Proof:

(i) Choose a Lebesgue number for the open cover $\{\sigma^{-1}(U)\;/ U \in {\cal U}\}$. According to theorem (34.3), the images of the simplicies occurring in the chain ${\cal B}^k\sigma$ are the same as the images under $\sigma$ of the affine simplicies occurring in $B^k\iota_p$, where $\iota_p$ is the identity map of $\Delta_p$. However, theorem (34.4) states that the simplicies occurring in $B^k\iota_p$ have diameters less than $(p(p+1)^{-1})^k$. Thus, if we choose $k$ sufficiently large the image of each of the simplicies in $B^k\sigma$ would lie in one of the open sets of ${\cal U}$.

To prove (ii) we use the naturality of ${\cal J}$ and proceed as in the proof of theorem (34.4).

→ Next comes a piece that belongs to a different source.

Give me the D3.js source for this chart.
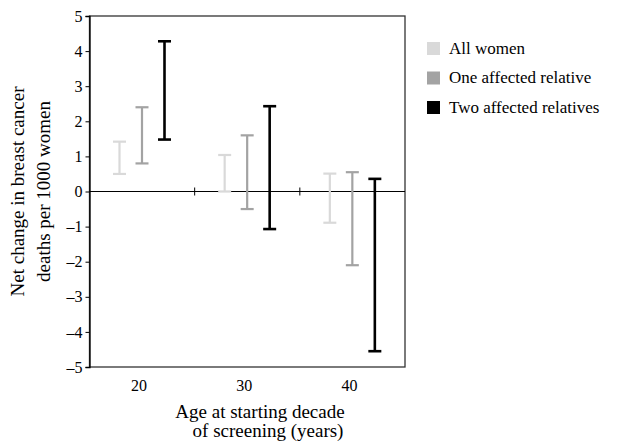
<!DOCTYPE html>
<html>
<head>
<meta charset="utf-8">
<script src="https://cdn.jsdelivr.net/npm/d3@7"></script>
</head>
<body style="margin:0;background:#fff">
<div id="chart"></div>
<script>
// age at starting decade of screening
const ages = ["20", "30", "40"];
const series = ["All women", "One affected relative", "Two affected relatives"];
const colors = ["#d9d9d9", "#a3a3a3", "#000000"];
// lower / upper ends of each interval, one row per series
const lows = [
  [0.5, 0.0, -0.89],
  [0.8, -0.5, -2.1],
  [1.48, -1.07, -4.55]
];
const highs = [
  [1.42, 1.04, 0.51],
  [2.4, 1.6, 0.55],
  [4.28, 2.43, 0.36]
];
const yTicks = [5, 4, 3, 2, 1, 0, -1, -2, -3, -4, -5];

const width = 635, height = 444;
const margin = { left: 89.5, top: 16, right: 230, bottom: 77 };
const fontName = "Liberation Serif";

const svg = d3.select("#chart").append("svg")
    .attr("width", width)
    .attr("height", height);

const x = d3.scaleBand()
    .domain(ages)
    .range([margin.left, width - margin.right]);

// position of each series inside its decade
const xs = d3.scalePoint()
    .domain(series)
    .range([30, 75]);

const y = d3.scaleLinear()
    .domain([-5, 5])
    .range([height - margin.bottom, margin.top]);

// frame
svg.append("rect")
    .attr("x", margin.left)
    .attr("y", margin.top)
    .attr("width", width - margin.right - margin.left)
    .attr("height", height - margin.bottom - margin.top)
    .attr("fill", "none")
    .attr("stroke", "#333")
    .attr("stroke-width", 1.3);

// left axis (en dash for negatives, as in the print)
const yAxis = svg.append("g")
    .attr("transform", "translate(" + margin.left + ",0)")
    .call(d3.axisLeft(y).tickValues(yTicks).tickSize(4).tickPadding(3)
        .tickFormat(d => d < 0 ? "\u2013" + Math.abs(d) : d));
yAxis.attr("font-family", fontName).attr("font-size", 16);
yAxis.select(".domain").attr("stroke", "#000").attr("stroke-width", 1.3);
yAxis.selectAll("line").attr("stroke", "#000");
yAxis.selectAll("text").attr("fill", "#000");

// zero line with ticks between decades
svg.append("line")
    .attr("x1", margin.left)
    .attr("x2", width - margin.right)
    .attr("y1", y(0))
    .attr("y2", y(0))
    .attr("stroke", "#000")
    .attr("stroke-width", 1);

svg.selectAll(".sep")
    .data(ages.slice(1))
    .enter().append("line")
    .attr("x1", d => x(d))
    .attr("x2", d => x(d))
    .attr("y1", y(0) - 4)
    .attr("y2", y(0) + 4)
    .attr("stroke", "#000");

// decade labels
svg.selectAll(".age")
    .data(ages)
    .enter().append("text")
    .attr("x", d => x(d) + x.bandwidth() / 2 - 3)
    .attr("y", height - margin.bottom + 24)
    .attr("text-anchor", "middle")
    .attr("font-family", fontName)
    .attr("font-size", 16)
    .text(d => d);

// error bars
const cap = 6.5;
series.forEach((s, i) => {
    const g = svg.append("g");
    const sw = i === 2 ? 2.6 : 2.2;
    ages.forEach((a, j) => {
        const cx = x(a) + xs(s);
        g.append("line")
            .attr("x1", cx).attr("x2", cx)
            .attr("y1", y(lows[i][j])).attr("y2", y(highs[i][j]))
            .attr("stroke", colors[i]).attr("stroke-width", sw);
        [lows[i][j], highs[i][j]].forEach(v => {
            g.append("line")
                .attr("x1", cx - cap).attr("x2", cx + cap)
                .attr("y1", y(v)).attr("y2", y(v))
                .attr("stroke", colors[i]).attr("stroke-width", sw);
        });
    });
});

// y axis title
const yTitle = svg.append("text")
    .attr("transform", "translate(24," + y(0) + ") rotate(-90)")
    .attr("text-anchor", "middle")
    .attr("font-family", fontName)
    .attr("font-size", 19);
yTitle.append("tspan").attr("x", 0).attr("dy", 0).text("Net change in breast cancer");
yTitle.append("tspan").attr("x", 0).attr("dy", 26).text("deaths per 1000 women");

// x axis title
svg.append("text")
    .attr("x", 260)
    .attr("y", 418)
    .attr("text-anchor", "middle")
    .attr("font-family", fontName)
    .attr("font-size", 19)
    .text("Age at starting decade");
svg.append("text")
    .attr("x", 268)
    .attr("y", 437)
    .attr("text-anchor", "middle")
    .attr("font-family", fontName)
    .attr("font-size", 19)
    .text("of screening (years)");

// legend
const legend = svg.selectAll(".legend")
    .data(series)
    .enter().append("g")
    .attr("transform", (d, i) => "translate(427," + (42 + i * 29.5) + ")");
legend.append("rect")
    .attr("width", 13)
    .attr("height", 13)
    .attr("fill", (d, i) => colors[i]);
legend.append("text")
    .attr("x", 22)
    .attr("y", 11.5)
    .attr("font-family", fontName)
    .attr("font-size", 17)
    .text(d => d);
</script>
</body>
</html>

Let $\sigma:\Delta_p\longrightarrow X$ have its image in $U \in {\cal U}$. Then ${\cal J}\sigma = \sigma_{\sharp}(J\iota_p)$. But we see immediately from the definition of $J$ in theorem (34.3) that $J\iota_p$ is a $\mathbb{Z}-$linear combination:

$$J\iota_p = \sum c_k\lambda_k$$

where each $\lambda_k$ is a (degenerate) affine (p+1) simplex contained in $\Delta_p$ and hence $\sigma_{\sharp}(\lambda_k)$ is a singular $(p+1)$ simplex with image contained in $U$. $\square$